Аликом овладело сильнейшее желание ударить в это заплывшее жиром лицо, венчающее прокурорскую форму. Пузовникова интересовало только то, как его наказать. Видимо, он уже получил указания от своего начальника, который, безусловно, подружился с главой маленького нефтяного города Хамовским.
Тем временем, пока Алик переваривал сказанное, Пузовников шустро поглядывал на него и мыслил настолько быстро, что даже не верилось. Насчет претензий к открытому письму председателя профсоюзного комитета больницы маленького нефтяного города, опубликованному в городской газете и насыщенному терминами унижениями чести и достоинства, Пузовников высказался и того проще:
– Никаких оскорблений в этом письме я не вижу, я вам так и отпишу, но вы имеете право в судебном порядке защищать свою честь и достоинство. И вообще, прежде, чем что-то делать, вам следовало бы обращаться ко мне и консультироваться.
И вдруг Пузовников вальяжно откинулся на спинку стула и пафосно произнес:
– Впрочем, в том, что мы редко общаемся, есть и наша вина. Надо было больше идти на контакты.
Пузовников теперь напоминал сытого кота, балующегося в миске, полной сметаны. Сметана плескалась в разные стороны, а он, наблюдая за полетом белых капель, ради которых иные коты облизывали бы пол, радовался своей сытости, позволявшей ему разбрасываться чужими ожиданиями, как грязью.
***
Мысль материализуется только тогда, когда способна вызвать физическое движение мыслящего или внимающего. Мысли Алика уходили в болото маленького нефтяного города, они обсуждались, передавались, словно устные предания, но продолжали оставаться мыслями. Мысли Хамовского и даже Пузовникова вызывали мгновенное физическое движение – в данном случае – движения на ликвидацию мыслей Алика и других неугодных, а также на ликвидацию их самих, породивших неугодные мысли.
УХОД ИЗ БОЛЬНИЦЫ
«Большой организм всегда открыт для мелкого, даже в том пагубном случае, если мелкий поселяется в большом, чтобы его грызть».

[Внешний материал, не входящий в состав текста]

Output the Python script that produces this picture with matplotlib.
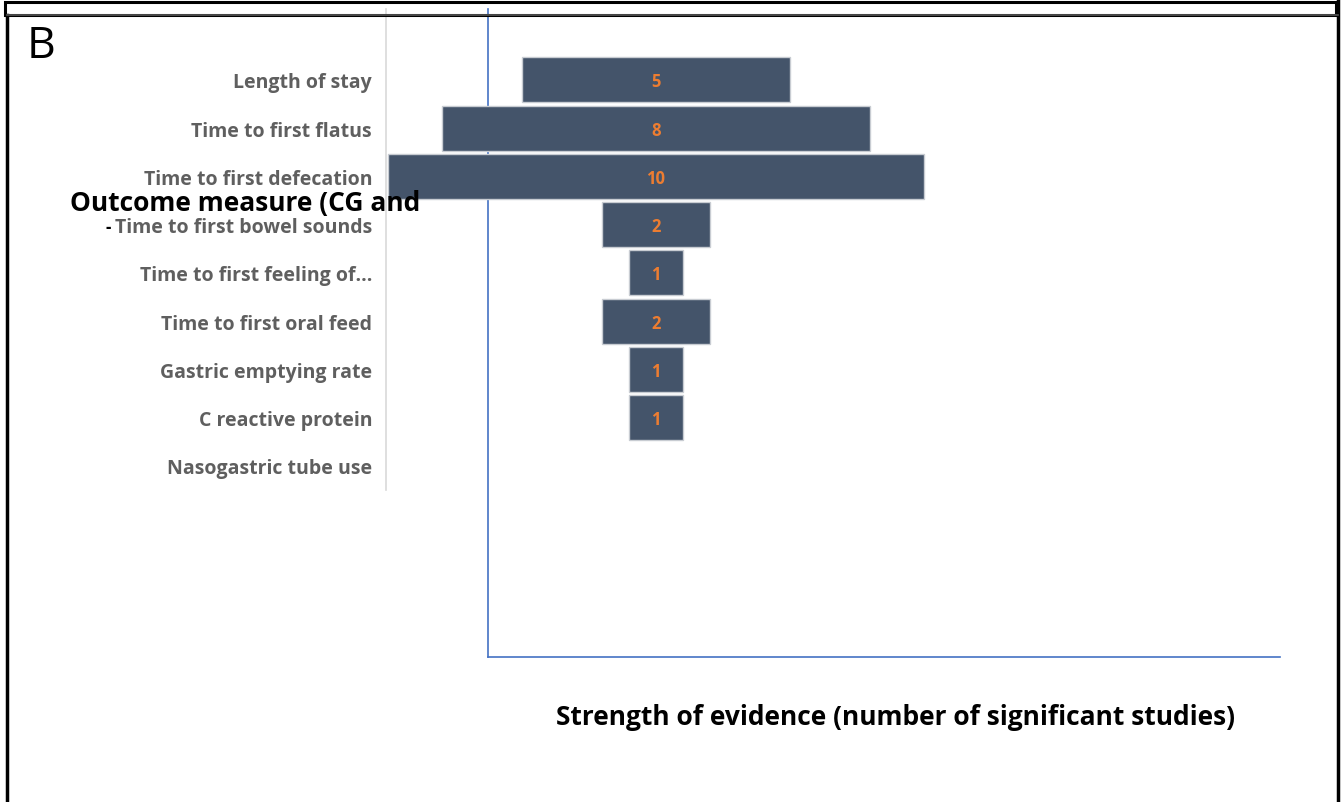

– Я бы на твоем месте не возвращалась в больницу, – сказала Марина, когда Алик пришел домой. – Они, имея твой отказ от добровольного психиатрического обследования, могут собрать консилиум и разрешить принудительное психиатрическое лечение. Когда ты придешь, ляжешь на койку, тебя под любым предлогом выведут из палаты, например, на консультацию или на иной разговор в кабинет, например, заведующего кардиологическим отделением. Там тебя будут ждать два мощных санитара. Наденут смирительную рубашку, и операция… как ты сказал?
– ДОО «Скорпион», – напомнил Алик.
– Так вот – милицейская операция «Скорпион» будет закончена, как и твоя недописанная книга, – подвела итог Марина. – Оставайся дома.

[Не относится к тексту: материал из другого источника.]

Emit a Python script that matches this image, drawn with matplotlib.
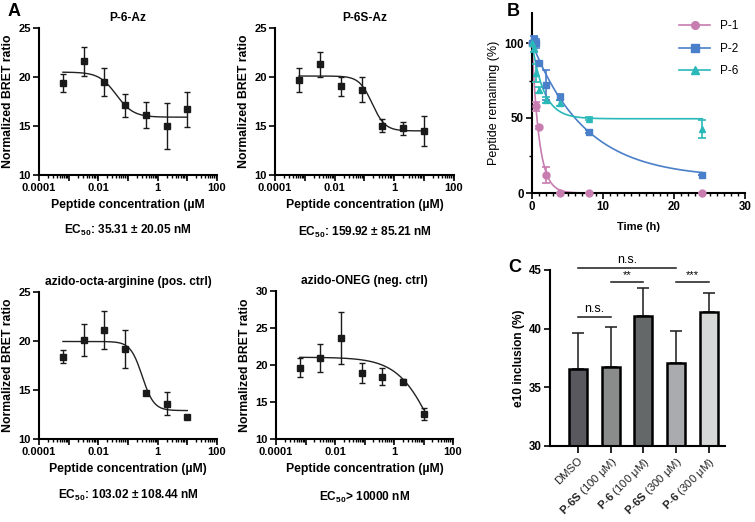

И опять душа Алика откликнулась на новую жизненную ситуацию совершенно необычно и, на первый взгляд, оторвано от реальности.
«Почему-то жизнь устроена так, что всегда надо расставаться и уходить, – опять задумался Алик, сидя в своем любимом кожаном кресле. – Сначала нам радуются за то, что мы просто приходим, появляемся на свет, затем – за то, что мы с собой приносим, а напоследок – за то, что перестаем докучать. Поэтому, когда кого-то хоронишь, помни, что и тебя будут хоронить».
Он глянул в окно, в освещенную единственным фонарем полутьму, пойманную в коробку, ограниченную стенами корпусов пятиэтажных домов. Он привык к этому угрюмому виду и смотрел сквозь него:
«Даже самый прекрасный край иногда покидают птицы, даже самый прекрасный голос не может звучать вечно, но, если подобное происходит и, например, листья опадают – это совсем не повод готовиться к смерти».
Темнота неба вернула его к собственным переживаниям, к себе. Кто он в этой картине мира?
«Человек, откликающийся на каждое воздействие со стороны, подобен неразумной бактерии. Нельзя себя казнить, для этого есть другие».
Тут он обратил внимание на множество горящих за квартирными стеклами ограниченных миров:
«Когда слишком долго ищешь в пустоте, то начинаешь находить призраков. В этом смысле любой уход из пустоты, пустоты маленького нефтяного города, в том числе, – жизнеутверждающий».